Ecco, per intenderci, un esempio di questo canto dopo il Cantico: «Chi sei, Dio? / Tu sei misterioso, come una ragazza che nasconde il suo volto dietro al velo. / Carezze di amanti e baci appassionati. / Chi sei, Dio?». Certo, non è la prima volta questo libro brevissimo e prezioso viene commentato da una coppia di coniugi. Sia nel caso di Maggi e Reginato, sia in quello di D’Ambrosio e Gandini, prevale però un atteggiamento di forte coinvolgimento esperienziale, che fa passare in secondo piano le implicazioni pastorali. Corpi di desiderio è, essenzialmente, una meditazione biblica, in virtù della quale il Cantico offre «la chiave di lettura di tutta la Scrittura, rivelando che il segreto di quella storia, che si muove tra promessa e compimento, sta nel desiderio dell’incontro».

L’elemento concreto, carnale, non riveste minore importanza nel vasto apparato che integra la rivisitazione del Canto eccelso, dove D’Ambrosio e Gandini seguono un criterio più eclettico, intrecciando la Bibbia con il portato di altre tradizioni spirituali, in particolare quella induista, in un reticolo spesso suggestivo di analogie e rimandi. Anche per loro, come per Ponso, il Cantico dei Cantici non si risolve in una partitura drammatica, ma è un susseguirsi di voci e di suoni (illuminante la sottolineatura del ruolo assegnato alle esclamazioni), che si sottrae alla rigidità degli schemi e trova il suo naturale sviluppo nella dimensione mistica. «L’ultima parola del Cantico - osservano D’Ambrosio e Gandini - è un invito alla fuga. E forse dobbiamo fuggire dallo stesso Cantico, dall’inganno celato nel testo, in quanto testo».

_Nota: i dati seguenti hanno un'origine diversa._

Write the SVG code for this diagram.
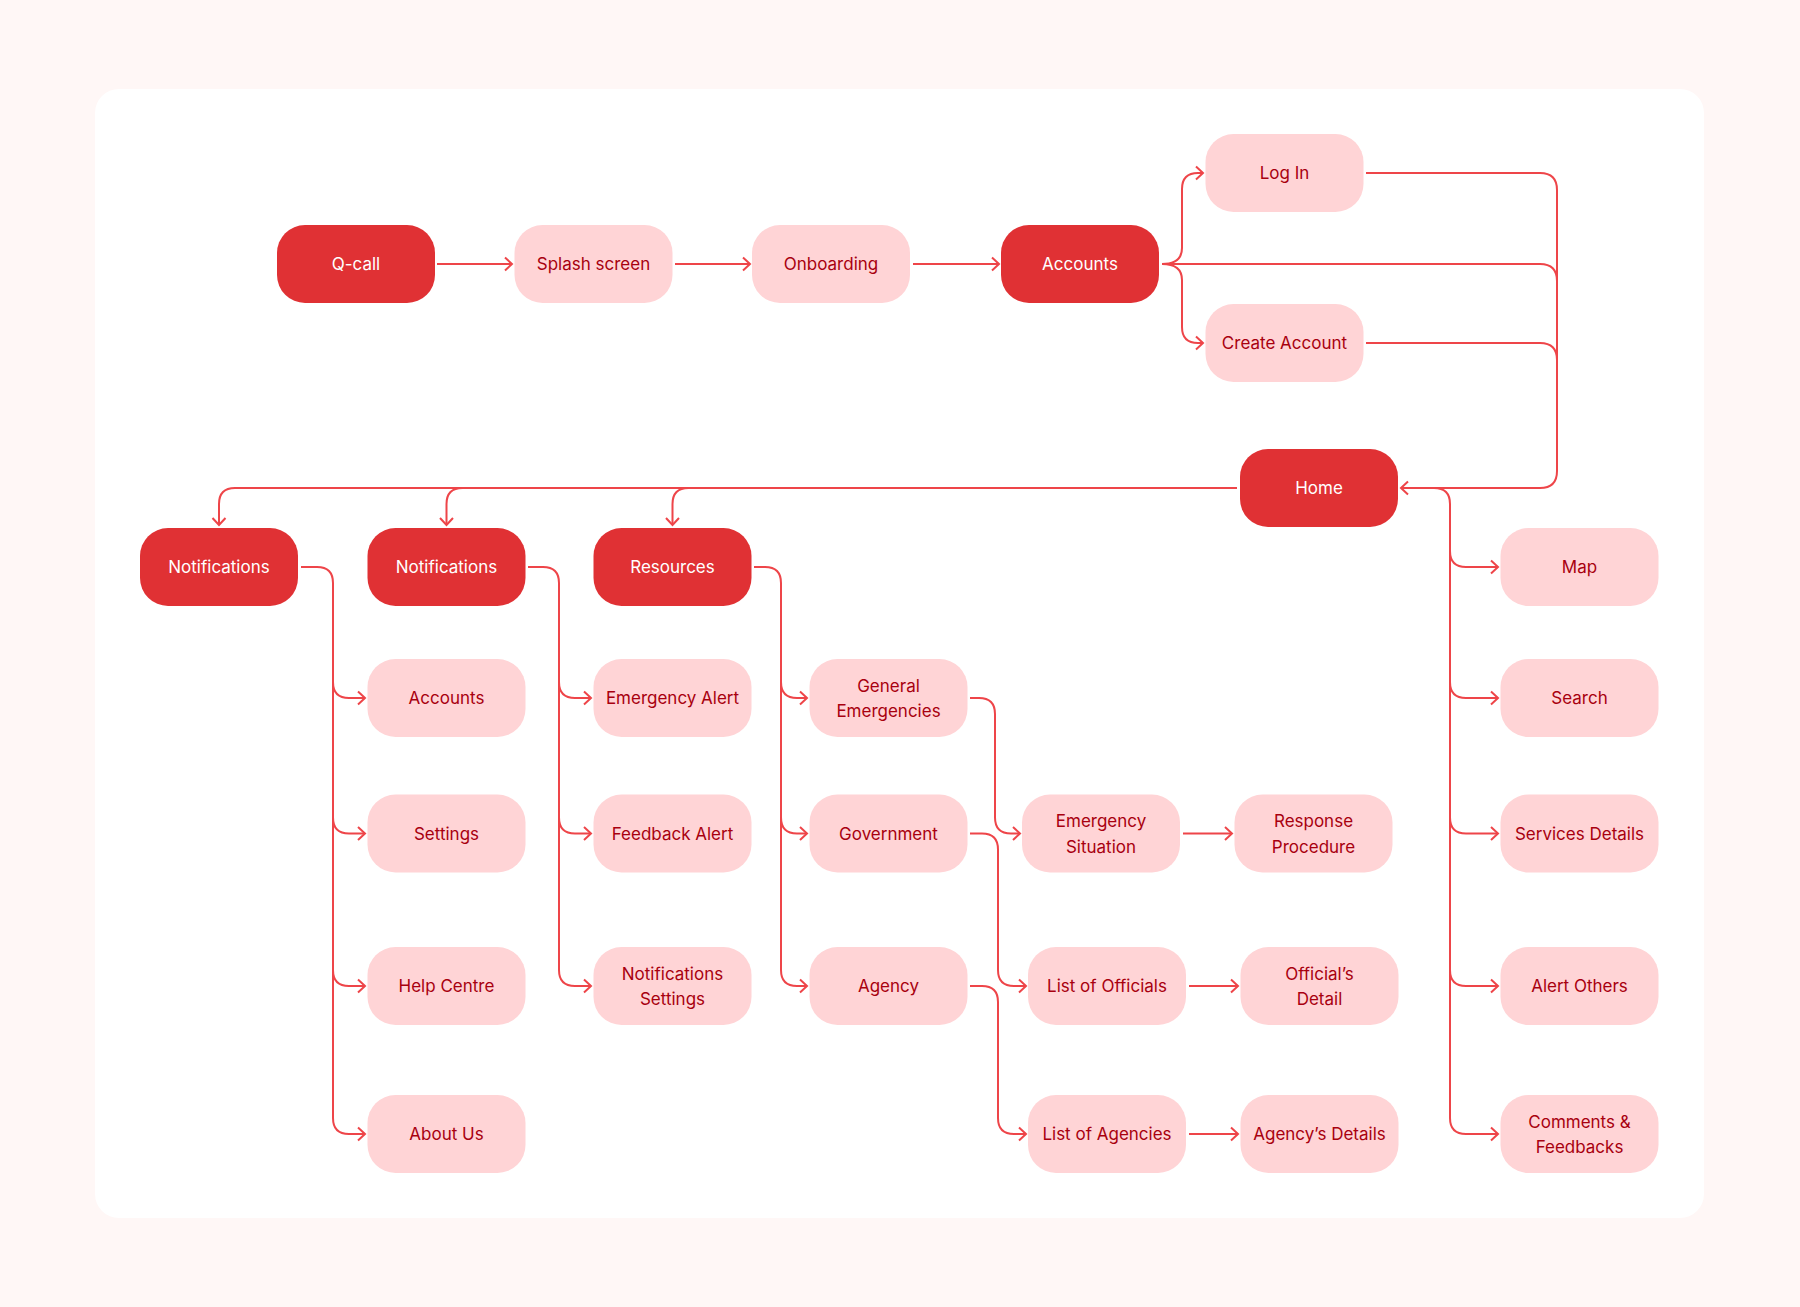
<svg xmlns="http://www.w3.org/2000/svg" width="1800" height="1307" viewBox="0 0 1800 1307">
<style>
.bg{fill:#FFF7F6}
.panel{fill:#FFFFFF}
.dark rect{fill:#E03134}
.light rect{fill:#FFD4D6}
text{font-family:Inter,"Liberation Sans",sans-serif;font-size:17px;font-weight:400;text-anchor:middle;dominant-baseline:central}
.dark text{fill:#FFFFFF}
.light text{fill:#A8000F}
.conn path{fill:none;stroke:#EE4549;stroke-width:2;marker-end:url(#arr)}
.conn path.nm{marker-end:none}
</style>
<defs>
<marker id="arr" markerUnits="userSpaceOnUse" markerWidth="14" markerHeight="16" refX="9" refY="8" orient="auto">
<path d="M2,1.5 L9,8 L2,14.5" fill="none" stroke="#EE4549" stroke-width="2"/>
</marker>
</defs>
<rect class="bg" x="0" y="0" width="1800" height="1307"/>
<rect class="panel" x="95" y="89" width="1609" height="1129" rx="24"/>

<g id="connectors" class="conn">
<path d="M437,264 H512"/>
<path d="M675,264 H750"/>
<path d="M913,264 H999"/>
<path d="M1162,264 Q1182,264 1182,248 V189 Q1182,173 1198,173 H1203"/>
<path d="M1162,264 Q1182,264 1182,280 V327 Q1182,343 1198,343 H1203"/>
<path class="nm" d="M1162,264 H1540 Q1557,264 1557,281"/>
<path class="nm" d="M1366,343 H1540 Q1557,343 1557,360"/>
<path d="M1366,173 H1540 Q1557,173 1557,190 V471 Q1557,488 1540,488 H1401"/>
<path d="M1237,488 H235 Q219,488 219,504 V525"/>
<path d="M462.5,488 Q446.5,488 446.5,504 V525"/>
<path d="M688.5,488 Q672.5,488 672.5,504 V525"/>
<path d="M1401,488 H1434 Q1450,488 1450,504 V1118 Q1450,1134 1466,1134 H1498"/>
<path d="M1450,551 Q1450,567 1466,567 H1498"/>
<path d="M1450,682 Q1450,698 1466,698 H1498"/>
<path d="M1450,817.5 Q1450,833.5 1466,833.5 H1498"/>
<path d="M1450,970 Q1450,986 1466,986 H1498"/>
<path d="M301,567 H317 Q333,567 333,583 V1118 Q333,1134 349,1134 H365"/>
<path d="M333,682 Q333,698 349,698 H365"/>
<path d="M333,817.5 Q333,833.5 349,833.5 H365"/>
<path d="M333,970 Q333,986 349,986 H365"/>
<path d="M528,567 H543 Q559,567 559,583 V970 Q559,986 575,986 H591"/>
<path d="M559,682 Q559,698 575,698 H591"/>
<path d="M559,817.5 Q559,833.5 575,833.5 H591"/>
<path d="M754,567 H765 Q781,567 781,583 V970 Q781,986 797,986 H807"/>
<path d="M781,682 Q781,698 797,698 H807"/>
<path d="M781,817.5 Q781,833.5 797,833.5 H807"/>
<path d="M970,698 H979 Q995,698 995,714 V817.5 Q995,833.5 1011,833.5 H1020"/>
<path d="M970,833.5 H982 Q998,833.5 998,849.5 V970 Q998,986 1014,986 H1026"/>
<path d="M970,986 H982 Q998,986 998,1002 V1118 Q998,1134 1014,1134 H1026"/>
<path d="M1183,833.5 H1232"/>
<path d="M1189,986 H1238"/>
<path d="M1189,1134 H1238"/>
</g>

<g id="n-qcall" class="dark"><rect x="277" y="225" width="158" height="78" rx="28"/><text x="356" y="264">Q-call</text></g>
<g id="n-splash" class="light"><rect x="514.5" y="225" width="158" height="78" rx="28"/><text x="593.5" y="264">Splash screen</text></g>
<g id="n-onboarding" class="light"><rect x="752" y="225" width="158" height="78" rx="28"/><text x="831" y="264">Onboarding</text></g>
<g id="n-accounts" class="dark"><rect x="1001" y="225" width="158" height="78" rx="28"/><text x="1080" y="264">Accounts</text></g>
<g id="n-login" class="light"><rect x="1205.5" y="134" width="158" height="78" rx="28"/><text x="1284.5" y="173">Log In</text></g>
<g id="n-create" class="light"><rect x="1205.5" y="304" width="158" height="78" rx="28"/><text x="1284.5" y="343">Create Account</text></g>
<g id="n-home" class="dark"><rect x="1240" y="449" width="158" height="78" rx="28"/><text x="1319" y="488">Home</text></g>

<g id="n-notif1" class="dark"><rect x="140" y="528" width="158" height="78" rx="28"/><text x="219" y="567">Notifications</text></g>
<g id="n-notif2" class="dark"><rect x="367.5" y="528" width="158" height="78" rx="28"/><text x="446.5" y="567">Notifications</text></g>
<g id="n-resources" class="dark"><rect x="593.5" y="528" width="158" height="78" rx="28"/><text x="672.5" y="567">Resources</text></g>

<g id="n-acc2" class="light"><rect x="367.5" y="659" width="158" height="78" rx="28"/><text x="446.5" y="698">Accounts</text></g>
<g id="n-settings" class="light"><rect x="367.5" y="794.5" width="158" height="78" rx="28"/><text x="446.5" y="833.5">Settings</text></g>
<g id="n-help" class="light"><rect x="367.5" y="947" width="158" height="78" rx="28"/><text x="446.5" y="986">Help Centre</text></g>
<g id="n-about" class="light"><rect x="367.5" y="1095" width="158" height="78" rx="28"/><text x="446.5" y="1134">About Us</text></g>

<g id="n-ealert" class="light"><rect x="593.5" y="659" width="158" height="78" rx="28"/><text x="672.5" y="698">Emergency Alert</text></g>
<g id="n-falert" class="light"><rect x="593.5" y="794.5" width="158" height="78" rx="28"/><text x="672.5" y="833.5">Feedback Alert</text></g>
<g id="n-nsettings" class="light"><rect x="593.5" y="947" width="158" height="78" rx="28"/><text x="672.5" y="973.5">Notifications</text><text x="672.5" y="999">Settings</text></g>

<g id="n-genemerg" class="light"><rect x="809.5" y="659" width="158" height="78" rx="28"/><text x="888.5" y="685.5">General</text><text x="888.5" y="711">Emergencies</text></g>
<g id="n-government" class="light"><rect x="809.5" y="794.5" width="158" height="78" rx="28"/><text x="888.5" y="833.5">Government</text></g>
<g id="n-agency" class="light"><rect x="809.5" y="947" width="158" height="78" rx="28"/><text x="888.5" y="986">Agency</text></g>

<g id="n-esituation" class="light"><rect x="1022" y="794.5" width="158" height="78" rx="28"/><text x="1101" y="821">Emergency</text><text x="1101" y="846.5">Situation</text></g>
<g id="n-response" class="light"><rect x="1234.5" y="794.5" width="158" height="78" rx="28"/><text x="1313.5" y="821">Response</text><text x="1313.5" y="846.5">Procedure</text></g>
<g id="n-listoff" class="light"><rect x="1028" y="947" width="158" height="78" rx="28"/><text x="1107" y="986">List of Officials</text></g>
<g id="n-offdetail" class="light"><rect x="1240.5" y="947" width="158" height="78" rx="28"/><text x="1319.5" y="973.5">Official’s</text><text x="1319.5" y="999">Detail</text></g>
<g id="n-listag" class="light"><rect x="1028" y="1095" width="158" height="78" rx="28"/><text x="1107" y="1134">List of Agencies</text></g>
<g id="n-agdetails" class="light"><rect x="1240.5" y="1095" width="158" height="78" rx="28"/><text x="1319.5" y="1134">Agency’s Details</text></g>

<g id="n-map" class="light"><rect x="1500.5" y="528" width="158" height="78" rx="28"/><text x="1579.5" y="567">Map</text></g>
<g id="n-search" class="light"><rect x="1500.5" y="659" width="158" height="78" rx="28"/><text x="1579.5" y="698">Search</text></g>
<g id="n-services" class="light"><rect x="1500.5" y="794.5" width="158" height="78" rx="28"/><text x="1579.5" y="833.5">Services Details</text></g>
<g id="n-alertothers" class="light"><rect x="1500.5" y="947" width="158" height="78" rx="28"/><text x="1579.5" y="986">Alert Others</text></g>
<g id="n-comments" class="light"><rect x="1500.5" y="1095" width="158" height="78" rx="28"/><text x="1579.5" y="1121.5">Comments &amp;</text><text x="1579.5" y="1147">Feedbacks</text></g>
</svg>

Nel poemetto, peraltro, Dio non è mai espressamente invocato, se non attraverso la «sillaba discreta» (così la definiscono Maggi e Reginato) del versetto citato all’inizio. Ponso decide di lasciarla così com’è, Yah, «come per un eccesso di tatto e di libertà donata». D’Ambrosio e Gandini, invece, arrischiano l’aggettivo «divina», ben sapendo che con il Cantico si tratta sempre di «camminare sul filo di un rasoio». Ma in amore, si sa, è sempre così.